> Data excerpt
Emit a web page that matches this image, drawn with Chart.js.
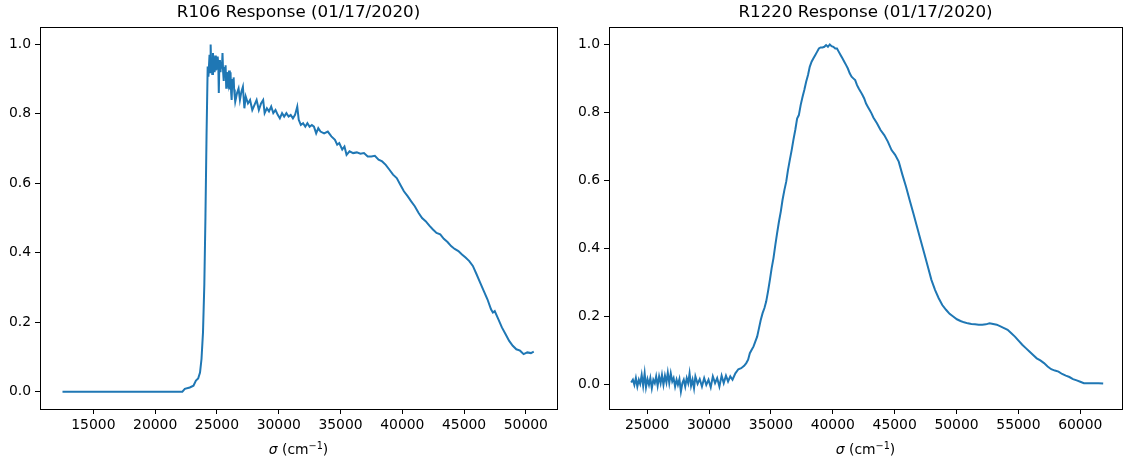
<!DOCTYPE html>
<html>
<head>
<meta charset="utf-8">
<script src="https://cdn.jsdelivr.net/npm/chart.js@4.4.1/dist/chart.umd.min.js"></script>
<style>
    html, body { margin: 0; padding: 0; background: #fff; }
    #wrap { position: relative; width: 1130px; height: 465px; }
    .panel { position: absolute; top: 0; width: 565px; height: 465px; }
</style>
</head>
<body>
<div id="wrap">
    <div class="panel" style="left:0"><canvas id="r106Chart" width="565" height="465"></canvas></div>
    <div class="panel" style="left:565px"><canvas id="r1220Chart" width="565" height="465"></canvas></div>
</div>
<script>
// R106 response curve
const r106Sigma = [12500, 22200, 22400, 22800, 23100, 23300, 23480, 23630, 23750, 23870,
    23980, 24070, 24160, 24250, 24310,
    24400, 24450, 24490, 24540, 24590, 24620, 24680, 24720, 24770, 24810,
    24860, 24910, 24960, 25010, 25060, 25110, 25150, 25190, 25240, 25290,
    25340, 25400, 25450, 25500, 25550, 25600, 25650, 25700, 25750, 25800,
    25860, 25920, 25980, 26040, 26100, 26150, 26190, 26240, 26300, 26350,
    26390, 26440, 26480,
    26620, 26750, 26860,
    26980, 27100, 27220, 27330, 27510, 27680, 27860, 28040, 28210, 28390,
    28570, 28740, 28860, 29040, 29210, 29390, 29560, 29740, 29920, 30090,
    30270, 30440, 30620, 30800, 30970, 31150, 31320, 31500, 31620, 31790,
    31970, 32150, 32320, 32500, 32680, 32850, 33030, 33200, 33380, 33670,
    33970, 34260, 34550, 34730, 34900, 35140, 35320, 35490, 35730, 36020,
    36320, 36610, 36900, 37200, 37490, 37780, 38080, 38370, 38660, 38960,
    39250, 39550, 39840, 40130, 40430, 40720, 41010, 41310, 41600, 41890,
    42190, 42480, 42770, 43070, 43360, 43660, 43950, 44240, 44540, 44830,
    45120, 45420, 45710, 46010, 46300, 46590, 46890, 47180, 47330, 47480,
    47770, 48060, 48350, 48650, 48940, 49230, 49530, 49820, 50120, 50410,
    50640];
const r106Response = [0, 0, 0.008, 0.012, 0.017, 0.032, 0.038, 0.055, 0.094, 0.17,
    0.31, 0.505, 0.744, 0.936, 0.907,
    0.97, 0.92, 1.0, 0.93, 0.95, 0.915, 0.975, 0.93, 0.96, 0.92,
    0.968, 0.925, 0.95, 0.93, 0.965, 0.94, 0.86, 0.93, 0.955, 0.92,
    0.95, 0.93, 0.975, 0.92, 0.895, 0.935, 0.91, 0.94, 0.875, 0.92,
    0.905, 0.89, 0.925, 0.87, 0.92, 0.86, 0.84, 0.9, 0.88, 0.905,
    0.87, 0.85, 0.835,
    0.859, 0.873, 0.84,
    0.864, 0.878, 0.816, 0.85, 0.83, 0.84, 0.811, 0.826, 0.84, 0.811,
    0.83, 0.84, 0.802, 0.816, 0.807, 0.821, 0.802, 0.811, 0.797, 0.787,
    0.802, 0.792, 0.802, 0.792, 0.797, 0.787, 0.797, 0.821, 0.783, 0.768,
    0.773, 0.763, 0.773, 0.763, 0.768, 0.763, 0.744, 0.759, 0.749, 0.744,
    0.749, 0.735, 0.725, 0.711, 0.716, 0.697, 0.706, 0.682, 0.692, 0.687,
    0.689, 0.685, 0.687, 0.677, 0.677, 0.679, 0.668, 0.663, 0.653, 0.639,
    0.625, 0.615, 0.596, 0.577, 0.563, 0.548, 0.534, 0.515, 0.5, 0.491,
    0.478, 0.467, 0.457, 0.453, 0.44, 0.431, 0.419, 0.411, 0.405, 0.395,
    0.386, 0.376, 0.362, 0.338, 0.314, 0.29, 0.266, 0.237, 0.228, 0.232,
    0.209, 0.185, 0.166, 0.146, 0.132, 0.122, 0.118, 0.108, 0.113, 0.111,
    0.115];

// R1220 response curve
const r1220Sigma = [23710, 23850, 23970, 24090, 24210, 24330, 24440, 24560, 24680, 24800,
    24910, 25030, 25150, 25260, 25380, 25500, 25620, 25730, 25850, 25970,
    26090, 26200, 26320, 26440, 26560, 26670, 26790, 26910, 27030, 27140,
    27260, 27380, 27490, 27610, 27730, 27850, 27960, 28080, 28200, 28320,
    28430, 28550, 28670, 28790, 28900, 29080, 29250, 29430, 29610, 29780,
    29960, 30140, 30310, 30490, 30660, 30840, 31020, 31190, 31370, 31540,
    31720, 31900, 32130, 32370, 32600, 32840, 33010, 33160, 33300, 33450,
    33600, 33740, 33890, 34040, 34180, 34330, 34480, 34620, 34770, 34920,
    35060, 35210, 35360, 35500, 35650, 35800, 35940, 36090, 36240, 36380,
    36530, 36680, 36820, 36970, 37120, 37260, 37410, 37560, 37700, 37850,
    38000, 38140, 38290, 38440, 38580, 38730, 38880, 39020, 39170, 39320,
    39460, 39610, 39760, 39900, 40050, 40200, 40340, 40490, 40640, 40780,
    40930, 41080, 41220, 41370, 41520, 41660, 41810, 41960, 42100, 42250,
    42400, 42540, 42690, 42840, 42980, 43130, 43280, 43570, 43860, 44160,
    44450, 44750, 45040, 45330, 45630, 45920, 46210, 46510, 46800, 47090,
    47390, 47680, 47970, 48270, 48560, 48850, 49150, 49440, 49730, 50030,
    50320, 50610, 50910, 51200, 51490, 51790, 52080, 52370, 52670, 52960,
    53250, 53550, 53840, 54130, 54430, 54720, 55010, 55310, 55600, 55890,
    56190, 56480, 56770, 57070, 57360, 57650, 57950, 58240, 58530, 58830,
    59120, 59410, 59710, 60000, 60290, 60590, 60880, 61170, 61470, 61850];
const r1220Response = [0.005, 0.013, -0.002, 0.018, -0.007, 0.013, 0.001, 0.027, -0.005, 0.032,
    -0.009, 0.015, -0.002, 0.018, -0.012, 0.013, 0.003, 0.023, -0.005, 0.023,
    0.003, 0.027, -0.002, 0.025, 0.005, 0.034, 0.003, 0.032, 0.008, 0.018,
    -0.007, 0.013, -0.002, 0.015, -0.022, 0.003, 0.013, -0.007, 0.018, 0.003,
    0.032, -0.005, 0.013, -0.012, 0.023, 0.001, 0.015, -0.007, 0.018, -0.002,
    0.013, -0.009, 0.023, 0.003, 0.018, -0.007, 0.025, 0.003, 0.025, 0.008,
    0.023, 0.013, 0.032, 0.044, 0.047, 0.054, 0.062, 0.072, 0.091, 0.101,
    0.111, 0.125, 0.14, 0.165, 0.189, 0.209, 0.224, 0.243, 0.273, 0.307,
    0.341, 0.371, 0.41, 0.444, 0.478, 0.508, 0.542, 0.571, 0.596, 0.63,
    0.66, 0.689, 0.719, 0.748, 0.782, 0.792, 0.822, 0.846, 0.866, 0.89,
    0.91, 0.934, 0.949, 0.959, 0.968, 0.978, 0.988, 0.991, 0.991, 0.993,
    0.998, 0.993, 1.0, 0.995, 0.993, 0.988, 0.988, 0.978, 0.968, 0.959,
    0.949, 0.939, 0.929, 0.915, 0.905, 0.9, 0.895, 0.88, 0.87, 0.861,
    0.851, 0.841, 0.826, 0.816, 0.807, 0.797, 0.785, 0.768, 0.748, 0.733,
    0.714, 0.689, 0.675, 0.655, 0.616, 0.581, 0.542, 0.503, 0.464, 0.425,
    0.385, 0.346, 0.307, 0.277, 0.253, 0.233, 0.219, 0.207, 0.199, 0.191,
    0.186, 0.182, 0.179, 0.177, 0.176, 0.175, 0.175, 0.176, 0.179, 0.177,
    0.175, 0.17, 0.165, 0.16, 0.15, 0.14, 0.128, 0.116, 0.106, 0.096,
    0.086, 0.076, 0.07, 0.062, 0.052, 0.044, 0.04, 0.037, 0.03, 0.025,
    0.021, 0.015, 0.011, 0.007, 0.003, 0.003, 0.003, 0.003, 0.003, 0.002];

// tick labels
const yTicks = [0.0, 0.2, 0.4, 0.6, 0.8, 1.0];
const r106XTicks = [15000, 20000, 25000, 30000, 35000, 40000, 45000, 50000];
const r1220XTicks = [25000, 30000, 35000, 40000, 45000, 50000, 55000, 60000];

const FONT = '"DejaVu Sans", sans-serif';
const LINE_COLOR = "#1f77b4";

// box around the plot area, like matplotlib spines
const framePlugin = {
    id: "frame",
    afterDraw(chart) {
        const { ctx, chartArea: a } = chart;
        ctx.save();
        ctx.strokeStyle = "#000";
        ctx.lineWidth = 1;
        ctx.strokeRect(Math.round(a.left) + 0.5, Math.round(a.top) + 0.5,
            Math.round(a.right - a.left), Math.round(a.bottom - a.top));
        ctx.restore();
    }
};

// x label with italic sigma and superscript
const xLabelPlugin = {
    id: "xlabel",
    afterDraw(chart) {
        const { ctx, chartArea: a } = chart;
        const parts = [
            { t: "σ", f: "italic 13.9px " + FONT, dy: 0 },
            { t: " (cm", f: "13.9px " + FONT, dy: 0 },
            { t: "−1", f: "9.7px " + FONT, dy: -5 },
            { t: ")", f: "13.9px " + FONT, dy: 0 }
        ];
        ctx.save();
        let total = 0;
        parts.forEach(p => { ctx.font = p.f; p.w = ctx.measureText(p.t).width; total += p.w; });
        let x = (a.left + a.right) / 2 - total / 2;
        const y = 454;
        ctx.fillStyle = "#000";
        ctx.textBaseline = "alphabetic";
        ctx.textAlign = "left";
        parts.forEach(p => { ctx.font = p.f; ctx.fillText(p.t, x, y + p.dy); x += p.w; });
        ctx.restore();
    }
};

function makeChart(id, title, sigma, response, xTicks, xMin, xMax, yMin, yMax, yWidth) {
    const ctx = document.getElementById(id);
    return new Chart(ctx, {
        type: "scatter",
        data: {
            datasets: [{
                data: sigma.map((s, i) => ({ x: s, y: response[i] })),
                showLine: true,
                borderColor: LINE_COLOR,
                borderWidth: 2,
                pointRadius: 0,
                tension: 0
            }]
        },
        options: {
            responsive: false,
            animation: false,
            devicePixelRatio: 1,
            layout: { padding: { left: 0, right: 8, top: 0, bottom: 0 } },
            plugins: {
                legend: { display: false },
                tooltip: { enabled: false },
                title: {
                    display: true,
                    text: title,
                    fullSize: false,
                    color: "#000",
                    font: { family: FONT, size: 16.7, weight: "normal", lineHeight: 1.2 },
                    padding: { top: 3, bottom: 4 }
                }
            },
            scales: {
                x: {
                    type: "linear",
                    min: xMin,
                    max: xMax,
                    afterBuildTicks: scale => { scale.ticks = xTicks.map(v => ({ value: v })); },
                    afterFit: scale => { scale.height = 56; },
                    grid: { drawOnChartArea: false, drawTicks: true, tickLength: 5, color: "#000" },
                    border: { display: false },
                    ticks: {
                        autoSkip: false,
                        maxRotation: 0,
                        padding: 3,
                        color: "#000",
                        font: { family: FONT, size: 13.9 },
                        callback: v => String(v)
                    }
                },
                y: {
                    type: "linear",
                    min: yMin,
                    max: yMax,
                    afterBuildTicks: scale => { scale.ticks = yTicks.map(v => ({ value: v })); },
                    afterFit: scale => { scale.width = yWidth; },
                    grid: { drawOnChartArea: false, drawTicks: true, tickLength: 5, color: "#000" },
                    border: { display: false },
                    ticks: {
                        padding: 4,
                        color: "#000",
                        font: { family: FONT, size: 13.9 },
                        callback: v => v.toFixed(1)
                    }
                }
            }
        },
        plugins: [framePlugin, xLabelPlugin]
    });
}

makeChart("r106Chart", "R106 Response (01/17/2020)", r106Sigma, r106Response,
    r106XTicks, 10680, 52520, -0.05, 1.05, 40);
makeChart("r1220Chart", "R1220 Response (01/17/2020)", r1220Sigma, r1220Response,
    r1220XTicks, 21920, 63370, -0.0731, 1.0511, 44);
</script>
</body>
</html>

> Exercise requirements
Where a line above includes "with", copy that line.

> Solution for this exercise
Emit a web page that matches this image, drawn with Chart.js.
// x label with italic sigma and superscript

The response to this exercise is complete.